From these groups we learned the current immigration crisis is essentially a bipartisan failure of the U.S. government. “Build that wall” was a successful campaign strategy for President Donald Trump, however, President Bill Clinton actually built them first. Instead of seeking economic solutions to improve all lives throughout North and South Americas, the U.S. government’s “prevention through deterrence” policy erected walls and barriers to force desperate migrants to travel the most treacherous terrains between Mexico and the U.S. Brian Best of the Samaritans said volunteers have placed more than 600 crosses to mark corpses in the desert. He projected on an overhead screen a harrowing graphic of red dots on a map representing the estimated 4,500-plus unidentified bodies found in Maricopa County, Arizona. Thousands of nameless people.
“Why is it that we Americans, particularly we Christians, tolerate these deaths?” I thought to myself.
Delle McCormick of Casa Alitas, explained that as long as America retains an economic system that, like slavery, relies upon cheap labor, there will be stories of pain and deaths of nameless people. Listening to McCormick describe the courageous and compassionate ministry she and other volunteers are involved in, I also felt their heartbreak. They know they are only helping to ease the pain of a comparative few.
It is well-known that America’s immigration system was broken from the start. In this year that the U.S. is remembering 400 years ago in 1619 when the first enslaved Africans were brought to English North America, it is evident that today’s immigration crisis is rooted in America’s same unresolved sin. In the beginning, indigenous peoples were violently removed and resettled. Enslaved Africans were dehumanized, brutalized and commodified. Today’s migration crisis, which is worldwide, is rooted in the same inhumanity that was sanctioned by the church – racism.

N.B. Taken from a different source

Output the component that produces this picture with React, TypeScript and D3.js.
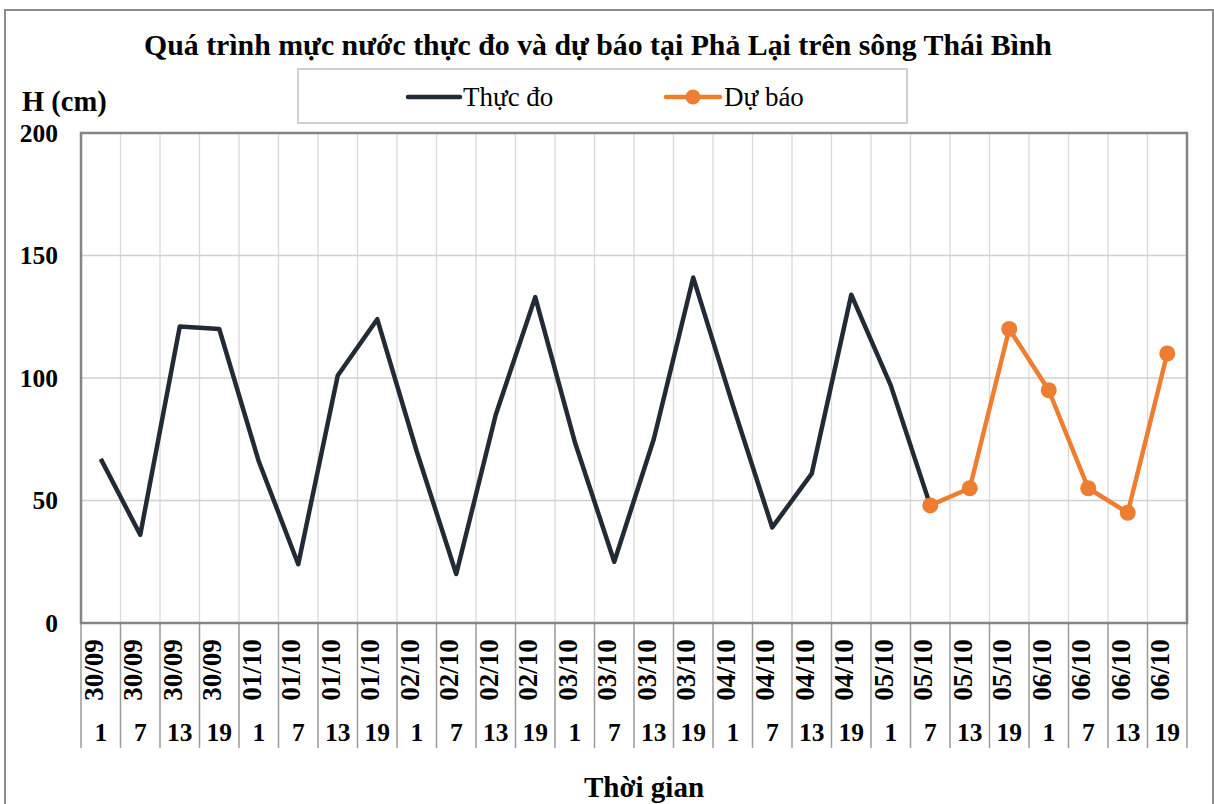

A historian once told me that current disputes are usually about past arguments that were appeased, but never truly resolved. This is certainly true for families and church organizations. The immigration crisis is still about who belongs to the American family and who is not accepted.

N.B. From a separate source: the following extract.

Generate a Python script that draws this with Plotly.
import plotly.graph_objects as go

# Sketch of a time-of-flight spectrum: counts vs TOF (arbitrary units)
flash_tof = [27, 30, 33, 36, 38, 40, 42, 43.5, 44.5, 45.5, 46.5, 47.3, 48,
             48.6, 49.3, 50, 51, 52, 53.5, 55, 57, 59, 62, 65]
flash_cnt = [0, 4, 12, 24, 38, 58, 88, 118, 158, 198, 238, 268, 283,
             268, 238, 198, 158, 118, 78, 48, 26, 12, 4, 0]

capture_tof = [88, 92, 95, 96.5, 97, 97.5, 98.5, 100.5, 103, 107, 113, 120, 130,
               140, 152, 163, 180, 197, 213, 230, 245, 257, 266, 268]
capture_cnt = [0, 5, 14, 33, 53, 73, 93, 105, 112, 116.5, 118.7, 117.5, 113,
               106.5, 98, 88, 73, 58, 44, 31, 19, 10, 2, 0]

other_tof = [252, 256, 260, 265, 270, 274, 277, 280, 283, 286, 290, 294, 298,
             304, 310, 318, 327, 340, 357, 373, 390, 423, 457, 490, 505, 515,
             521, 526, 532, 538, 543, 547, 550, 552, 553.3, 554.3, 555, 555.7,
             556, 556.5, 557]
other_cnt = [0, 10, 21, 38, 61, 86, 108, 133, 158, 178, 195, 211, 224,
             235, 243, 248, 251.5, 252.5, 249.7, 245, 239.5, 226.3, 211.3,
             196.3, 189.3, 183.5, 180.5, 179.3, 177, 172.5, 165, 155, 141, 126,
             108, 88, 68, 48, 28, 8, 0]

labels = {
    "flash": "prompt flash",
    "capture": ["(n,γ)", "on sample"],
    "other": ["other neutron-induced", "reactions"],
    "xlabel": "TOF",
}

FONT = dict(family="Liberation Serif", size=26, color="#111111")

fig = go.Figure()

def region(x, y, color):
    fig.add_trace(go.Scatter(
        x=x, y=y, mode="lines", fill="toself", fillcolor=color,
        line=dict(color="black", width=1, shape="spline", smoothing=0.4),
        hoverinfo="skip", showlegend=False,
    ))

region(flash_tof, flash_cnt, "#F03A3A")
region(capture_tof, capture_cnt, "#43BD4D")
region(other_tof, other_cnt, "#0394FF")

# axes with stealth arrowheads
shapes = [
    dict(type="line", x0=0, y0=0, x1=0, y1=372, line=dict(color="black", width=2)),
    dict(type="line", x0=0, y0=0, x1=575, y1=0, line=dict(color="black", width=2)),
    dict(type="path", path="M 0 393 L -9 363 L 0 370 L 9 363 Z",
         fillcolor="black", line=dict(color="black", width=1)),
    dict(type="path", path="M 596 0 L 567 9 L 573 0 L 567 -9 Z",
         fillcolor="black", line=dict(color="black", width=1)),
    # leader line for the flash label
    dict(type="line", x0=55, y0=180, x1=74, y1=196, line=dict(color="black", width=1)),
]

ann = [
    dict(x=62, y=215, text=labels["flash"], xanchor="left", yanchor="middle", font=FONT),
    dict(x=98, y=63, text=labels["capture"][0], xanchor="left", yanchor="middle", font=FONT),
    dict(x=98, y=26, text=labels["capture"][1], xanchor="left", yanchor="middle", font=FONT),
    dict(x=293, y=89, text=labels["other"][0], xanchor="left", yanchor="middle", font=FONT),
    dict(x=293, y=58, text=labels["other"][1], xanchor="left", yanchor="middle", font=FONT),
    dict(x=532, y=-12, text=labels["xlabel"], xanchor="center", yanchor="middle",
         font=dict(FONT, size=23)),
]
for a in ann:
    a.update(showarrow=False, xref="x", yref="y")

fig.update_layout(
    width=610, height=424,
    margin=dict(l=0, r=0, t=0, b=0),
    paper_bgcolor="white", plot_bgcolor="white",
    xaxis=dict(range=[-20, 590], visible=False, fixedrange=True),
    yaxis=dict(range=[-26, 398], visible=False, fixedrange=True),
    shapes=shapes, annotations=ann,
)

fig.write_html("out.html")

Jesus Christ sacrificed so that our names might be accepted in The Book of Life. He embodies true justice and equality for all. He confronted unjust rulers who oppressed people. His church must commit to doing the same – in this case comprehensive, fair, humane immigration reform.
Would these mass tragedies of nameless people in the desert be tolerated if their names were actually more like the names I used earlier – Carl, Orland, Beth and Rose? Or is the passive indifference because they are actually Carlos and Carlito of Nicaragua, Orlando and Bethsaida of Guatemala, and Rocio of Bolivia?